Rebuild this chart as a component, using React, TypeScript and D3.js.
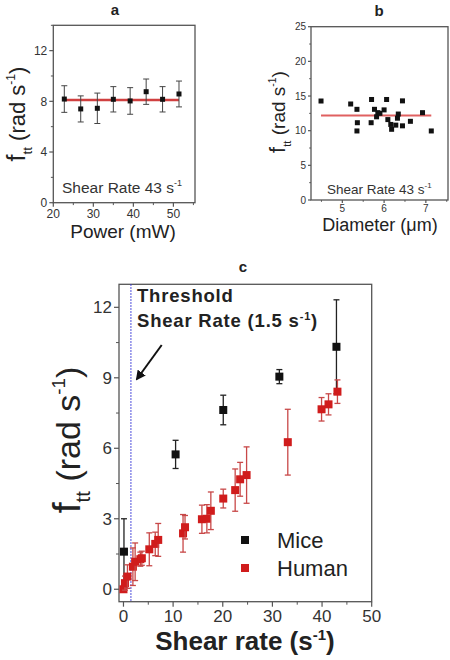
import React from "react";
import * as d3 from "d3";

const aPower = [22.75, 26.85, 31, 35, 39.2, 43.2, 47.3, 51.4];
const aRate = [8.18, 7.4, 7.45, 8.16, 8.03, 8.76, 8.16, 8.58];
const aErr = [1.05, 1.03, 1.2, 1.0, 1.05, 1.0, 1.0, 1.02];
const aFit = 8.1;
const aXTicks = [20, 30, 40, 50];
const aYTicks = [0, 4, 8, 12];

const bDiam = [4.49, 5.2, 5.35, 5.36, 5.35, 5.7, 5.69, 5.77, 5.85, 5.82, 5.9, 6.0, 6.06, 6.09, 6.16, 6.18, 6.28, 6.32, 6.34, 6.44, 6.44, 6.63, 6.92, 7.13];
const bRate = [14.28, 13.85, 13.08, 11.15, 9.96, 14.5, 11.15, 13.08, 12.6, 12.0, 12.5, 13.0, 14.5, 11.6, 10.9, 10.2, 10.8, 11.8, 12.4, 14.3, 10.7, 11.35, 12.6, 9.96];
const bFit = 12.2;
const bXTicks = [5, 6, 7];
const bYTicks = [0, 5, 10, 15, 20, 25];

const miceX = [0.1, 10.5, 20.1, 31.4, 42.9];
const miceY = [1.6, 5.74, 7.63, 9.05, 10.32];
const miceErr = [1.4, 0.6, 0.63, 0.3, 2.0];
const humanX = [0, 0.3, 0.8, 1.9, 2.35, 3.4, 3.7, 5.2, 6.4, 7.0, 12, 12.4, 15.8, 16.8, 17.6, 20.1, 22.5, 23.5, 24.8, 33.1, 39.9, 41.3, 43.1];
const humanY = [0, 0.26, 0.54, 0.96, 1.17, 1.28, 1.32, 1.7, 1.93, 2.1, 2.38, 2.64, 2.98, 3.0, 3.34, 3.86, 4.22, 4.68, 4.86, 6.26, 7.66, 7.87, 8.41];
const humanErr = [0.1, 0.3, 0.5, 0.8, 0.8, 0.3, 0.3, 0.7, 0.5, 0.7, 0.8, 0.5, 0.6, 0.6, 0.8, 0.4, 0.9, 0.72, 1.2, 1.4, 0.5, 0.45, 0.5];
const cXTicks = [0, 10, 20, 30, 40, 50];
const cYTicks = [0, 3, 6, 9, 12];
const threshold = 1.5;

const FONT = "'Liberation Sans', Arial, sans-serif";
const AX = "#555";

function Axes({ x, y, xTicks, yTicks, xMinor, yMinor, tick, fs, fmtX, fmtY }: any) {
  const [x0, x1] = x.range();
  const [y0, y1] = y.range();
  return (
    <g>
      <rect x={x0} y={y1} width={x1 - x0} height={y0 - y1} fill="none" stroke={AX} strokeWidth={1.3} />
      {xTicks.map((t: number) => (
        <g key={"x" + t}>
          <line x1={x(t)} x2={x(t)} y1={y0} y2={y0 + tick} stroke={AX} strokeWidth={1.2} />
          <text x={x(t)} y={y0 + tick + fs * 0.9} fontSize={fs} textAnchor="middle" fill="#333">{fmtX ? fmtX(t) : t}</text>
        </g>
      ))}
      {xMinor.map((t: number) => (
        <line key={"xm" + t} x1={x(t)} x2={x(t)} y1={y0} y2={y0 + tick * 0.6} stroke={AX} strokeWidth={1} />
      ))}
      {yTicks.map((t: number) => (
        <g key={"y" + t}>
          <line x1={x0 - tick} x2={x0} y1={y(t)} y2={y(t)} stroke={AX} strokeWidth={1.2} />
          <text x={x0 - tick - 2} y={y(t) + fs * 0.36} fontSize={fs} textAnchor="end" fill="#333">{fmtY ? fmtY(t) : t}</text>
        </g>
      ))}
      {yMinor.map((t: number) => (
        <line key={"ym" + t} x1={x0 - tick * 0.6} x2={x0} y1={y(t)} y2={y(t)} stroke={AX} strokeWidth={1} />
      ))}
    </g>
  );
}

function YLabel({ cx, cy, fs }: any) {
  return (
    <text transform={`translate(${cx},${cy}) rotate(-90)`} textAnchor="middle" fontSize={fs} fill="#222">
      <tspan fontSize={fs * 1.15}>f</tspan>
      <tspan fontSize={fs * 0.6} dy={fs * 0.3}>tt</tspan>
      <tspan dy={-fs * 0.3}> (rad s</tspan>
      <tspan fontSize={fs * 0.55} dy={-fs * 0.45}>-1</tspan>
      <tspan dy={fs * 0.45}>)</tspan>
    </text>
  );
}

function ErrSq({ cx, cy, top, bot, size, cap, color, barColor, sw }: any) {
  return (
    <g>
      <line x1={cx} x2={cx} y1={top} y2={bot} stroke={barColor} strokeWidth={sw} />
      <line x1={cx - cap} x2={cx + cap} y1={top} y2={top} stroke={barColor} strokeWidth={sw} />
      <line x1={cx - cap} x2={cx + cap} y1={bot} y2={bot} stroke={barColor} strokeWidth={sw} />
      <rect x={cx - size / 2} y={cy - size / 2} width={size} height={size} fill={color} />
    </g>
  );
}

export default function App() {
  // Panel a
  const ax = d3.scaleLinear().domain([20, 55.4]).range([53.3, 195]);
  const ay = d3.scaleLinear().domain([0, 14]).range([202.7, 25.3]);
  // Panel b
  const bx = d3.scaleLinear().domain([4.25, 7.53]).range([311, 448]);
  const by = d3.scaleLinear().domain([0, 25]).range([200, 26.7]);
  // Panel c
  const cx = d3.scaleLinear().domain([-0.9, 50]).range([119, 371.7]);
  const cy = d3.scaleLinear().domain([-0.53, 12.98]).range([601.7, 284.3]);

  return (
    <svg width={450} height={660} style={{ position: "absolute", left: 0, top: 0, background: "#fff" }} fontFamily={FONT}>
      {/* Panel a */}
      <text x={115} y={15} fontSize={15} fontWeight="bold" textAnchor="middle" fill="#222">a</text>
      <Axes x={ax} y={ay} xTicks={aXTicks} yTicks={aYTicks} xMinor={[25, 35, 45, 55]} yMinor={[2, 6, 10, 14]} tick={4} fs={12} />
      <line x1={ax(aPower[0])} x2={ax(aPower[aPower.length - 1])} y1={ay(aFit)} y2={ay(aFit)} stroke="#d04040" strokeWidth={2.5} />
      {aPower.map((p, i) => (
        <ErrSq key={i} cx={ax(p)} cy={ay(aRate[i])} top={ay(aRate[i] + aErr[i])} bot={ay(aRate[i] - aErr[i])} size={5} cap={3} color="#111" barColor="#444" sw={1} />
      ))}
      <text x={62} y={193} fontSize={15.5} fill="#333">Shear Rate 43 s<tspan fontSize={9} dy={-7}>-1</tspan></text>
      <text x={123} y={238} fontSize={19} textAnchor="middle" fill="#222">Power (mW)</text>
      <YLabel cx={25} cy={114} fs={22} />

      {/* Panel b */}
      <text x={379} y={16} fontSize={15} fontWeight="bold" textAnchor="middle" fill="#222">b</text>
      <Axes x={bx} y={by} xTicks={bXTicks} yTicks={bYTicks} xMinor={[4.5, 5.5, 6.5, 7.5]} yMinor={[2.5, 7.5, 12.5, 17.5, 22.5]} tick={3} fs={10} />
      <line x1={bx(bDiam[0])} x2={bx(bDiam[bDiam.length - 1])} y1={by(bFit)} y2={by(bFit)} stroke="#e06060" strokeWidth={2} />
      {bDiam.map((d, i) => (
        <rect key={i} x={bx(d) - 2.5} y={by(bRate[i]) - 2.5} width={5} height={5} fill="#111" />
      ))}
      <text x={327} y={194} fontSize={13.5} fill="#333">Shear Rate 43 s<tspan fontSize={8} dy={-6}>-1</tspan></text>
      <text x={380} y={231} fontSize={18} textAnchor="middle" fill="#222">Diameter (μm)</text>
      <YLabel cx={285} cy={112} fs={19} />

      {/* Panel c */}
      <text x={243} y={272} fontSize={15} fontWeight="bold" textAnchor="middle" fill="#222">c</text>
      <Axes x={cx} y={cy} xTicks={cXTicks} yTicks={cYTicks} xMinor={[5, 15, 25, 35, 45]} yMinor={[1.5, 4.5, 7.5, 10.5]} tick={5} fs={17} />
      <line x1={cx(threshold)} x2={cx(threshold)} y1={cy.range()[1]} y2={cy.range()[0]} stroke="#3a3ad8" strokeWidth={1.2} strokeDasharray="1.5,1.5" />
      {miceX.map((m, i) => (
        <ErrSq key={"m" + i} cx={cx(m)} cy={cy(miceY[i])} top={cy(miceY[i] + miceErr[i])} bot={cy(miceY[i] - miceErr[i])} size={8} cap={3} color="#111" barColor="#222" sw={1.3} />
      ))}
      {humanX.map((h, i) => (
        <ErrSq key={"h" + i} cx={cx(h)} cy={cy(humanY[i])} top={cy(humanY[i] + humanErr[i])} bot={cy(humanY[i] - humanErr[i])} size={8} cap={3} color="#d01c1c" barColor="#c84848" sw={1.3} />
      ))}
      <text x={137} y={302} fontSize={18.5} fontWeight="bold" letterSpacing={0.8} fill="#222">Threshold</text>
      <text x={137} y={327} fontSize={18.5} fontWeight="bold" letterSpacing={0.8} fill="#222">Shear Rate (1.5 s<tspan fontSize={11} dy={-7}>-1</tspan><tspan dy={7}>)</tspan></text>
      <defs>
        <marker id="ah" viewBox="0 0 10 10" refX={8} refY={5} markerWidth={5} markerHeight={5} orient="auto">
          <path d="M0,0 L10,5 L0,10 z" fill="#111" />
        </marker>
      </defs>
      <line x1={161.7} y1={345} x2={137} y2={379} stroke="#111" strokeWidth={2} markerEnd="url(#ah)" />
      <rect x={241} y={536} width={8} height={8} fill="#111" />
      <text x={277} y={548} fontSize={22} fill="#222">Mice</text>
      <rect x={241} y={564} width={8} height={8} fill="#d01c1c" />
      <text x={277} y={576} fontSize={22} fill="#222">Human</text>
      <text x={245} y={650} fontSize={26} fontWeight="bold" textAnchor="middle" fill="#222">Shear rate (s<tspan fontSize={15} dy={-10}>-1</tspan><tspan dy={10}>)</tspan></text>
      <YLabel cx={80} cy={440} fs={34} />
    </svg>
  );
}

> What you should do
Pick out each line in the material containing "React".

> Answer for this exercise
Rebuild this chart as a component, using React, TypeScript and D3.js.
import React from "react";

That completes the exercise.